Source data:
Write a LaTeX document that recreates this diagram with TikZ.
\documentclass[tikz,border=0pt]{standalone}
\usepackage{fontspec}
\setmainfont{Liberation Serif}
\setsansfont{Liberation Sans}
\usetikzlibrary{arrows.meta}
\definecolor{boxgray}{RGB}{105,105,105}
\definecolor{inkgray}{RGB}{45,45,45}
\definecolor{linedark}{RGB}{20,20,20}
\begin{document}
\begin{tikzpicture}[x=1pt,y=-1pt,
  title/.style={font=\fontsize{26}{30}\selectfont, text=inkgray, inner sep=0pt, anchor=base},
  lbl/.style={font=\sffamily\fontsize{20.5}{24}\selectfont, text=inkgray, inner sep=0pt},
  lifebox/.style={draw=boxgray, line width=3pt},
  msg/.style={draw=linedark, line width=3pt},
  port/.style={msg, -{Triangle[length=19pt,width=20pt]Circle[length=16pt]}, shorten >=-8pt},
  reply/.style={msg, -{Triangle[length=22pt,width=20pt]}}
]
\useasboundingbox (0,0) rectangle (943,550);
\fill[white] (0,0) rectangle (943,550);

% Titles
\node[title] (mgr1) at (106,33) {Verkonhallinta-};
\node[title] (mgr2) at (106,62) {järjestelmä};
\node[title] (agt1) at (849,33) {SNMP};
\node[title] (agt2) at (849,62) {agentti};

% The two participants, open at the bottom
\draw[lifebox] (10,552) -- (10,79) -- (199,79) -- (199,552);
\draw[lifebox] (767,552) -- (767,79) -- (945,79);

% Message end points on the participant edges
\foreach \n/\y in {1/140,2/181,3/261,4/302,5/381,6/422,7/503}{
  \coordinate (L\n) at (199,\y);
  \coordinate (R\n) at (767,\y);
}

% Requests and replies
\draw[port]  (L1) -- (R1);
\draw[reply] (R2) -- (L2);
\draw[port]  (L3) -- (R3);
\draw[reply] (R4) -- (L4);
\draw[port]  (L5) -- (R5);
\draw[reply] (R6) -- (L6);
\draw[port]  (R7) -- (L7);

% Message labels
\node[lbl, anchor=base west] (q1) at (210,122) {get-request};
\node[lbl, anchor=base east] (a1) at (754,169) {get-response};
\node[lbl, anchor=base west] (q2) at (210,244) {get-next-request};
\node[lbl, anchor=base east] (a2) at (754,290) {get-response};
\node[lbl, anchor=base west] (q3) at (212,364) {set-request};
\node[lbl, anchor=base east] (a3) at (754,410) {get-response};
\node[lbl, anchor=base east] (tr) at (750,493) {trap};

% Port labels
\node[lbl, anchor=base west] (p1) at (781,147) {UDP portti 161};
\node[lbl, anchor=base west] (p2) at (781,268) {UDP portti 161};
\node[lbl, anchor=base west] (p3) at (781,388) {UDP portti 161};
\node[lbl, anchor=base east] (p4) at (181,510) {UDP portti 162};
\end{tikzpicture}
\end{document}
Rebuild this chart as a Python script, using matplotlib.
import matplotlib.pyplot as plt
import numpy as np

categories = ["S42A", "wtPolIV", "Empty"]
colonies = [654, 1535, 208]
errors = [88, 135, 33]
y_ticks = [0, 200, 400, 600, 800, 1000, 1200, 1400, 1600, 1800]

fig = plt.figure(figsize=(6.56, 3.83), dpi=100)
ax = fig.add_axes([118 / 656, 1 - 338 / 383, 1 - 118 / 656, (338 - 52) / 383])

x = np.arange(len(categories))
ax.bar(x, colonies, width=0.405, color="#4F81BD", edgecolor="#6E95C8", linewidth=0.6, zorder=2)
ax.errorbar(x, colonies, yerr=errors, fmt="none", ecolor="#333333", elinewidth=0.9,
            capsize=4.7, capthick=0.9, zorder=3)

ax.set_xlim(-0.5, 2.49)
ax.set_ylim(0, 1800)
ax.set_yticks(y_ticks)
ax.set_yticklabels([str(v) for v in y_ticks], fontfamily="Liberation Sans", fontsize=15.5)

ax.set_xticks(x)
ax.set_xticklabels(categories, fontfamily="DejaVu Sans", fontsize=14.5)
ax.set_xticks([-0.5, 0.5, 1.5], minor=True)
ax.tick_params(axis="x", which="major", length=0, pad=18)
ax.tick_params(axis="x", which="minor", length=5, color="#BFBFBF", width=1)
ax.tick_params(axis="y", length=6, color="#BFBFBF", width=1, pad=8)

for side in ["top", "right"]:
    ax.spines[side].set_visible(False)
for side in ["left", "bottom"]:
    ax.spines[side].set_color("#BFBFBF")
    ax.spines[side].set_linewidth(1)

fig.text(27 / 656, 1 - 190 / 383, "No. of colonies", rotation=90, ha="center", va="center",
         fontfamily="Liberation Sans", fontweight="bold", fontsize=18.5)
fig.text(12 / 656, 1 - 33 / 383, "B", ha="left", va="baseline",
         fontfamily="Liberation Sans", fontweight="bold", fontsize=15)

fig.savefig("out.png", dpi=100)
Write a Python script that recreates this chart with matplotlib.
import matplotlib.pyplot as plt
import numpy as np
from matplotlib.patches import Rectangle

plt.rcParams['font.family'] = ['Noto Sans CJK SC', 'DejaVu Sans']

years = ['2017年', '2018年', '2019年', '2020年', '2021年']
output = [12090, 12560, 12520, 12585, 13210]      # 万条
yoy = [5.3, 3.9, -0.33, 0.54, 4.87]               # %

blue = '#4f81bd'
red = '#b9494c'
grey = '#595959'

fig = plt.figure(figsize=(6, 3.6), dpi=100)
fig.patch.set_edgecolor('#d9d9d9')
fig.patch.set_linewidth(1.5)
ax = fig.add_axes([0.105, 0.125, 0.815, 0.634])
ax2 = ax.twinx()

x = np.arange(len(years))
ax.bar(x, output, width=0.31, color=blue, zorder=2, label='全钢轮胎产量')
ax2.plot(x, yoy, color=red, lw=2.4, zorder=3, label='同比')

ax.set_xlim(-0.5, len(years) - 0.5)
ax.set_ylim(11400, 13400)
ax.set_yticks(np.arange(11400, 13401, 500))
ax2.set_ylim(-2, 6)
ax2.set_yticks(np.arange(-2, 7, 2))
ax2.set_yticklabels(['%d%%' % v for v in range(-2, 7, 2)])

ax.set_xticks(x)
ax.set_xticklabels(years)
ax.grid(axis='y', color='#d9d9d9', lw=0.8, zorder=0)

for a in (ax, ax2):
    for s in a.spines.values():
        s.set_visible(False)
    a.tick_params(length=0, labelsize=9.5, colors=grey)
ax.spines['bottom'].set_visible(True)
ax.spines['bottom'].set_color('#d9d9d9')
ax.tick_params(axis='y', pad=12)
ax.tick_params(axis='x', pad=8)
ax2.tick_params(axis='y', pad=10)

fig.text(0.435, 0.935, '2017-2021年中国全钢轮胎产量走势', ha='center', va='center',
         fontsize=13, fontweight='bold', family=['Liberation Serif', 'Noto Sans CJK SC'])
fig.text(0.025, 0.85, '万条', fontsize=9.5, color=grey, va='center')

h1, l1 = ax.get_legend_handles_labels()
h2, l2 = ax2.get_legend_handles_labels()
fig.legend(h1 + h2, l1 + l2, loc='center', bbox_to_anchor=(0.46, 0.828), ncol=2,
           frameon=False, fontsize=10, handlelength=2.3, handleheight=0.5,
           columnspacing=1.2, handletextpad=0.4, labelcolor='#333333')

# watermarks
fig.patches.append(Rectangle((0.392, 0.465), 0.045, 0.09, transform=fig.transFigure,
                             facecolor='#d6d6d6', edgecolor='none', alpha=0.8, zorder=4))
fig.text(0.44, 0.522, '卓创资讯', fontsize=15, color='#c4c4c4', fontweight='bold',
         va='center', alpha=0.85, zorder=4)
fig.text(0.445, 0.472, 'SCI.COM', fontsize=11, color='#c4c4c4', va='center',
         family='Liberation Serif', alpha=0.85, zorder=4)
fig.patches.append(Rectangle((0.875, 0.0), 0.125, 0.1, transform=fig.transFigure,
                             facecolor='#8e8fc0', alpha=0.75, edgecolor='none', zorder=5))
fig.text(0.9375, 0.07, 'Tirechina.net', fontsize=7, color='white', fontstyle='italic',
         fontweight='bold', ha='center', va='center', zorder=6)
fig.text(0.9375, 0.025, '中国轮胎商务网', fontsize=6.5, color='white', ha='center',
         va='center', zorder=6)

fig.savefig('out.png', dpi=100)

### Exercise task
The required output is the exact run of lines from the beginning of the listing above to the line that contains "(767,79) -- (945,79);", inclusive of both.

### Answer to this exercise
Write a LaTeX document that recreates this diagram with TikZ.
\documentclass[tikz,border=0pt]{standalone}
\usepackage{fontspec}
\setmainfont{Liberation Serif}
\setsansfont{Liberation Sans}
\usetikzlibrary{arrows.meta}
\definecolor{boxgray}{RGB}{105,105,105}
\definecolor{inkgray}{RGB}{45,45,45}
\definecolor{linedark}{RGB}{20,20,20}
\begin{document}
\begin{tikzpicture}[x=1pt,y=-1pt,
  title/.style={font=\fontsize{26}{30}\selectfont, text=inkgray, inner sep=0pt, anchor=base},
  lbl/.style={font=\sffamily\fontsize{20.5}{24}\selectfont, text=inkgray, inner sep=0pt},
  lifebox/.style={draw=boxgray, line width=3pt},
  msg/.style={draw=linedark, line width=3pt},
  port/.style={msg, -{Triangle[length=19pt,width=20pt]Circle[length=16pt]}, shorten >=-8pt},
  reply/.style={msg, -{Triangle[length=22pt,width=20pt]}}
]
\useasboundingbox (0,0) rectangle (943,550);
\fill[white] (0,0) rectangle (943,550);

% Titles
\node[title] (mgr1) at (106,33) {Verkonhallinta-};
\node[title] (mgr2) at (106,62) {järjestelmä};
\node[title] (agt1) at (849,33) {SNMP};
\node[title] (agt2) at (849,62) {agentti};

% The two participants, open at the bottom
\draw[lifebox] (10,552) -- (10,79) -- (199,79) -- (199,552);
\draw[lifebox] (767,552) -- (767,79) -- (945,79);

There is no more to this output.